=== Objective ===
Without including any images, repeat the data exactly.

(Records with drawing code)
* * *

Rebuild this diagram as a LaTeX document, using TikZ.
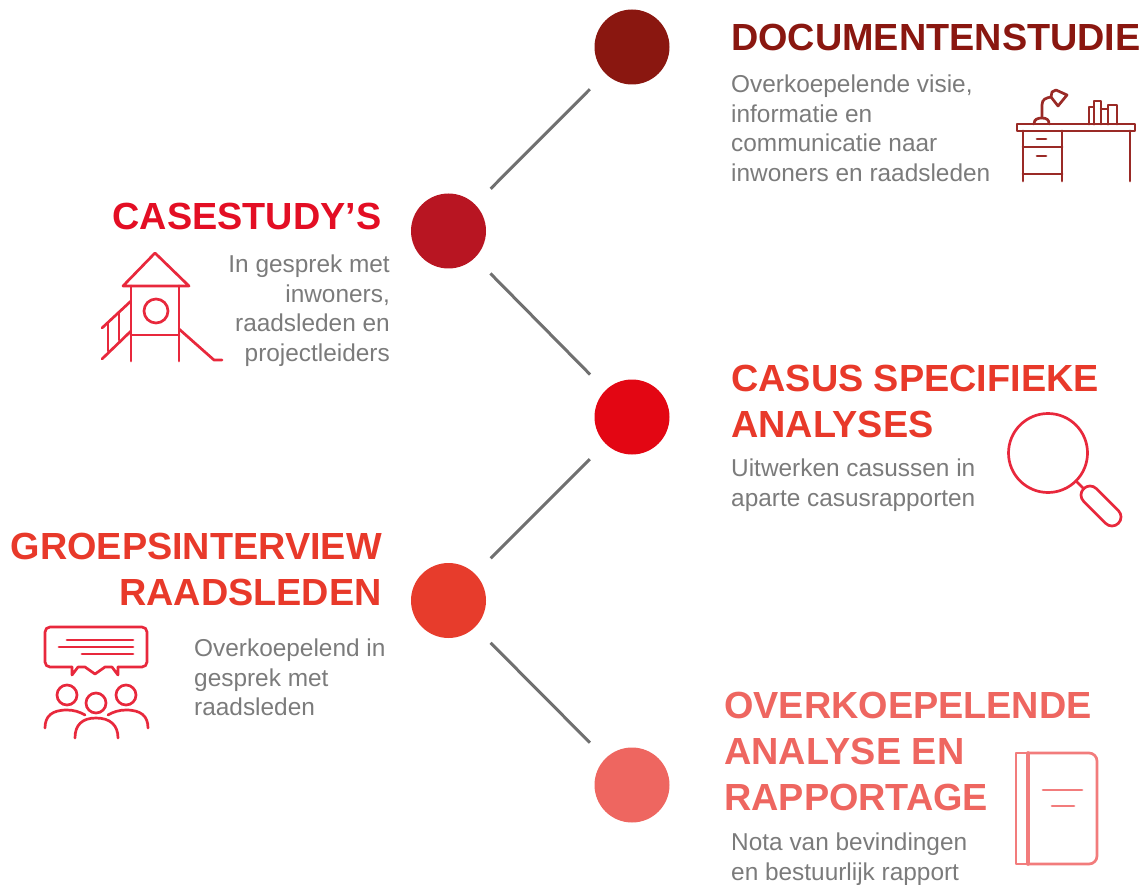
\documentclass[tikz,border=0pt]{standalone}
\usepackage{fontspec}
\setmainfont{Liberation Sans}
\definecolor{cA}{HTML}{8A1710}
\definecolor{cB}{HTML}{B81522}
\definecolor{cC}{HTML}{E30613}
\definecolor{cD}{HTML}{E73C2C}
\definecolor{cE}{HTML}{EE6660}
\definecolor{tB}{HTML}{E30E24}
\definecolor{tD}{HTML}{E8392A}
\definecolor{iA}{HTML}{9A2A26}
\definecolor{iB}{HTML}{E8283C}
\definecolor{iE}{HTML}{F27C7C}
\definecolor{body}{HTML}{7B7B7B}
\definecolor{link}{HTML}{707070}
\tikzset{
  dot/.style={circle,inner sep=0pt,minimum size=75pt},
  conn/.style={link,line width=3pt,shorten <=22pt,shorten >=22pt},
  head/.style={font=\fontsize{37.8}{46}\selectfont\bfseries,inner sep=0pt},
  txt/.style={body,font=\fontsize{24.4}{29.5}\selectfont,inner sep=0pt},
  ico/.style={line width=2.7pt,line cap=round,line join=round},
}
\begin{document}
\begin{tikzpicture}[x=1pt,y=-1pt]
\useasboundingbox (0,0) rectangle (1145,885);
\node[dot,fill=cA] (n1) at (632,47) {};
\node[dot,fill=cB] (n2) at (448.5,231) {};
\node[dot,fill=cC] (n3) at (632,417) {};
\node[dot,fill=cD] (n4) at (448.5,600.5) {};
\node[dot,fill=cE] (n5) at (632,785) {};
\draw[conn] (n1) -- (n2);
\draw[conn] (n2) -- (n3);
\draw[conn] (n3) -- (n4);
\draw[conn] (n4) -- (n5);

\node[head,anchor=base west,align=left,cA] (h1) at (731,51) {DOCUMENTENSTUDIE};
\node[txt,anchor=north west,align=left] (t1) at (731,75) {Overkoepelende visie,\\informatie en\\communicatie naar\\inwoners en raadsleden};
\node[head,anchor=base east,align=right,tB] (h2) at (381.5,230) {CASESTUDY’S};
\node[txt,anchor=north east,align=right] (t2) at (390,255) {In gesprek met\\inwoners,\\raadsleden en\\projectleiders};
\node[head,anchor=north west,align=left,tD] (h3) at (731,365) {CASUS SPECIFIEKE\\ANALYSES};
\node[txt,anchor=north west,align=left] (t3) at (731,459) {Uitwerken casussen in\\aparte casusrapporten};
\node[head,anchor=north east,align=right,tD] (h4) at (382,533) {GROEPSINTERVIEW\\RAADSLEDEN};
\node[txt,anchor=north west,align=left] (t4) at (194,639) {Overkoepelend in\\gesprek met\\raadsleden};
\node[head,anchor=north west,align=left,cE] (h5) at (724,691.5) {OVERKOEPELENDE\\ANALYSE EN\\RAPPORTAGE};
\node[txt,anchor=north west,align=left] (t5) at (731,833) {Nota van bevindingen\\en bestuurlijk rapport};

% desk
\begin{scope}[ico,iA]
\draw (1017,124) rectangle (1135,131);
\draw (1023,131) -- (1023,181) (1062,131) -- (1062,181) (1130,131) -- (1130,181);
\draw (1023,147) -- (1062,147) (1023,174) -- (1062,174);
\draw (1037,139) -- (1046,139) (1037,156) -- (1046,156);
\draw (1034,124) .. controls (1034,119) and (1038,118) .. (1042,118) .. controls (1047,118) and (1049,120) .. (1049,124);
\draw (1042,118) -- (1042,105) .. controls (1042,99) and (1046,98) .. (1051,97);
\draw (1052,92) -- (1056,90) -- (1067,95) -- (1058,106) -- (1051,97) -- cycle;
\draw (1089,124) -- (1089,107) -- (1094,107) -- (1094,124);
\draw (1094,124) -- (1094,101) -- (1101,101) -- (1101,124);
\draw (1101,109) -- (1108,109) -- (1108,124);
\draw (1108,124) -- (1108,105) -- (1117,105) -- (1117,124);
\end{scope}
% playground tower
\begin{scope}[ico,iB]
\draw (155,253) -- (189,286) -- (123,286) -- cycle;
\draw (131,286) -- (131,361) (179,286) -- (179,361);
\draw (131,335) -- (179,335);
\draw (156,311) circle (12);
\draw (102,328) -- (131,301) (102,359) -- (131,331);
\draw (108,323) -- (108,351) (119,312) -- (119,340);
\draw (179,329) -- (214,360) -- (222,360);
\end{scope}
% magnifier
\begin{scope}[ico,iB]
\draw (1048,453) circle (39.5);
\draw (1077,482) -- (1084,489);
\draw[rotate around={-45:(1101,506)},rounded corners=8.9pt] (1076.5,497) rectangle (1125.5,515);
\end{scope}
% group
\begin{scope}[ico,iB]
\draw[rounded corners=5pt] (72,667) -- (45,667) -- (45,627) -- (147,627) -- (147,667) -- (118,667);
\draw (72,667) -- (72,675) -- (78,667) -- (85,667) -- (95,674) -- (105,667) -- (112,667) -- (118,675) -- (118,667);
\draw (67,640) -- (133,640) (59,647) -- (133,647) (82,654) -- (133,654);
\draw (67,695) circle (10) (126,695) circle (10) (96,703) circle (10);
\draw (45,728) .. controls (45,716) and (52,710) .. (67,710) .. controls (74,710) and (80,712) .. (85,715);
\draw (148,728) .. controls (148,716) and (141,710) .. (126,710) .. controls (119,710) and (113,712) .. (108,715);
\draw (75,738) .. controls (75,725) and (82,718) .. (96,718) .. controls (110,718) and (118,725) .. (118,738);
\end{scope}
% book
\begin{scope}[ico,iE]
\draw[rounded corners=8pt] (1028,753) -- (1097,753) -- (1097,864) -- (1028,864);
\draw (1028,753) -- (1016,753) -- (1016,864) -- (1028,864);
\draw[line width=3.6pt] (1028,753) -- (1028,864);
\draw (1043,790) -- (1082,790) (1052,806) -- (1074,806);
\end{scope}
\end{tikzpicture}
\end{document}
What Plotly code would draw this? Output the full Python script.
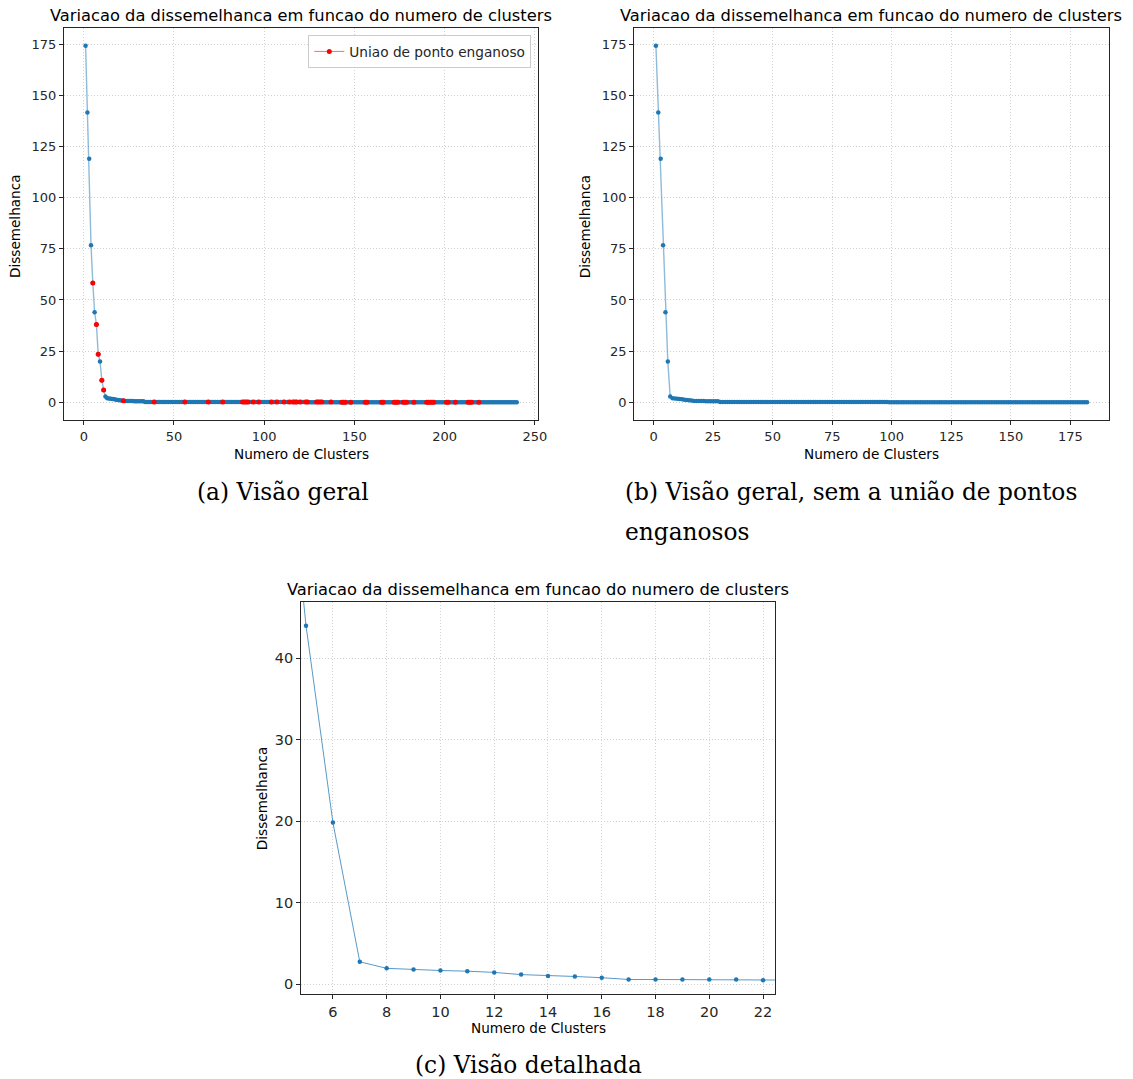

* * *

=== Solution below ===
Rebuild this diagram as a LaTeX document, using TikZ.
\documentclass[tikz,border=0pt]{standalone}
\usepackage{fontspec}
\setmainfont{Liberation Sans}
\definecolor{cA}{HTML}{8A1710}
\definecolor{cB}{HTML}{B81522}
\definecolor{cC}{HTML}{E30613}
\definecolor{cD}{HTML}{E73C2C}
\definecolor{cE}{HTML}{EE6660}
\definecolor{tB}{HTML}{E30E24}
\definecolor{tD}{HTML}{E8392A}
\definecolor{iA}{HTML}{9A2A26}
\definecolor{iB}{HTML}{E8283C}
\definecolor{iE}{HTML}{F27C7C}
\definecolor{body}{HTML}{7B7B7B}
\definecolor{link}{HTML}{707070}
\tikzset{
  dot/.style={circle,inner sep=0pt,minimum size=75pt},
  conn/.style={link,line width=3pt,shorten <=22pt,shorten >=22pt},
  head/.style={font=\fontsize{37.8}{46}\selectfont\bfseries,inner sep=0pt},
  txt/.style={body,font=\fontsize{24.4}{29.5}\selectfont,inner sep=0pt},
  ico/.style={line width=2.7pt,line cap=round,line join=round},
}
\begin{document}
\begin{tikzpicture}[x=1pt,y=-1pt]
\useasboundingbox (0,0) rectangle (1145,885);
\node[dot,fill=cA] (n1) at (632,47) {};
\node[dot,fill=cB] (n2) at (448.5,231) {};
\node[dot,fill=cC] (n3) at (632,417) {};
\node[dot,fill=cD] (n4) at (448.5,600.5) {};
\node[dot,fill=cE] (n5) at (632,785) {};
\draw[conn] (n1) -- (n2);
\draw[conn] (n2) -- (n3);
\draw[conn] (n3) -- (n4);
\draw[conn] (n4) -- (n5);

\node[head,anchor=base west,align=left,cA] (h1) at (731,51) {DOCUMENTENSTUDIE};
\node[txt,anchor=north west,align=left] (t1) at (731,75) {Overkoepelende visie,\\informatie en\\communicatie naar\\inwoners en raadsleden};
\node[head,anchor=base east,align=right,tB] (h2) at (381.5,230) {CASESTUDY’S};
\node[txt,anchor=north east,align=right] (t2) at (390,255) {In gesprek met\\inwoners,\\raadsleden en\\projectleiders};
\node[head,anchor=north west,align=left,tD] (h3) at (731,365) {CASUS SPECIFIEKE\\ANALYSES};
\node[txt,anchor=north west,align=left] (t3) at (731,459) {Uitwerken casussen in\\aparte casusrapporten};
\node[head,anchor=north east,align=right,tD] (h4) at (382,533) {GROEPSINTERVIEW\\RAADSLEDEN};
\node[txt,anchor=north west,align=left] (t4) at (194,639) {Overkoepelend in\\gesprek met\\raadsleden};
\node[head,anchor=north west,align=left,cE] (h5) at (724,691.5) {OVERKOEPELENDE\\ANALYSE EN\\RAPPORTAGE};
\node[txt,anchor=north west,align=left] (t5) at (731,833) {Nota van bevindingen\\en bestuurlijk rapport};

% desk
\begin{scope}[ico,iA]
\draw (1017,124) rectangle (1135,131);
\draw (1023,131) -- (1023,181) (1062,131) -- (1062,181) (1130,131) -- (1130,181);
\draw (1023,147) -- (1062,147) (1023,174) -- (1062,174);
\draw (1037,139) -- (1046,139) (1037,156) -- (1046,156);
\draw (1034,124) .. controls (1034,119) and (1038,118) .. (1042,118) .. controls (1047,118) and (1049,120) .. (1049,124);
\draw (1042,118) -- (1042,105) .. controls (1042,99) and (1046,98) .. (1051,97);
\draw (1052,92) -- (1056,90) -- (1067,95) -- (1058,106) -- (1051,97) -- cycle;
\draw (1089,124) -- (1089,107) -- (1094,107) -- (1094,124);
\draw (1094,124) -- (1094,101) -- (1101,101) -- (1101,124);
\draw (1101,109) -- (1108,109) -- (1108,124);
\draw (1108,124) -- (1108,105) -- (1117,105) -- (1117,124);
\end{scope}
% playground tower
\begin{scope}[ico,iB]
\draw (155,253) -- (189,286) -- (123,286) -- cycle;
\draw (131,286) -- (131,361) (179,286) -- (179,361);
\draw (131,335) -- (179,335);
\draw (156,311) circle (12);
\draw (102,328) -- (131,301) (102,359) -- (131,331);
\draw (108,323) -- (108,351) (119,312) -- (119,340);
\draw (179,329) -- (214,360) -- (222,360);
\end{scope}
% magnifier
\begin{scope}[ico,iB]
\draw (1048,453) circle (39.5);
\draw (1077,482) -- (1084,489);
\draw[rotate around={-45:(1101,506)},rounded corners=8.9pt] (1076.5,497) rectangle (1125.5,515);
\end{scope}
% group
\begin{scope}[ico,iB]
\draw[rounded corners=5pt] (72,667) -- (45,667) -- (45,627) -- (147,627) -- (147,667) -- (118,667);
\draw (72,667) -- (72,675) -- (78,667) -- (85,667) -- (95,674) -- (105,667) -- (112,667) -- (118,675) -- (118,667);
\draw (67,640) -- (133,640) (59,647) -- (133,647) (82,654) -- (133,654);
\draw (67,695) circle (10) (126,695) circle (10) (96,703) circle (10);
\draw (45,728) .. controls (45,716) and (52,710) .. (67,710) .. controls (74,710) and (80,712) .. (85,715);
\draw (148,728) .. controls (148,716) and (141,710) .. (126,710) .. controls (119,710) and (113,712) .. (108,715);
\draw (75,738) .. controls (75,725) and (82,718) .. (96,718) .. controls (110,718) and (118,725) .. (118,738);
\end{scope}
% book
\begin{scope}[ico,iE]
\draw[rounded corners=8pt] (1028,753) -- (1097,753) -- (1097,864) -- (1028,864);
\draw (1028,753) -- (1016,753) -- (1016,864) -- (1028,864);
\draw[line width=3.6pt] (1028,753) -- (1028,864);
\draw (1043,790) -- (1082,790) (1052,806) -- (1074,806);
\end{scope}
\end{tikzpicture}
\end{document}
What Plotly code would draw this? Output the full Python script.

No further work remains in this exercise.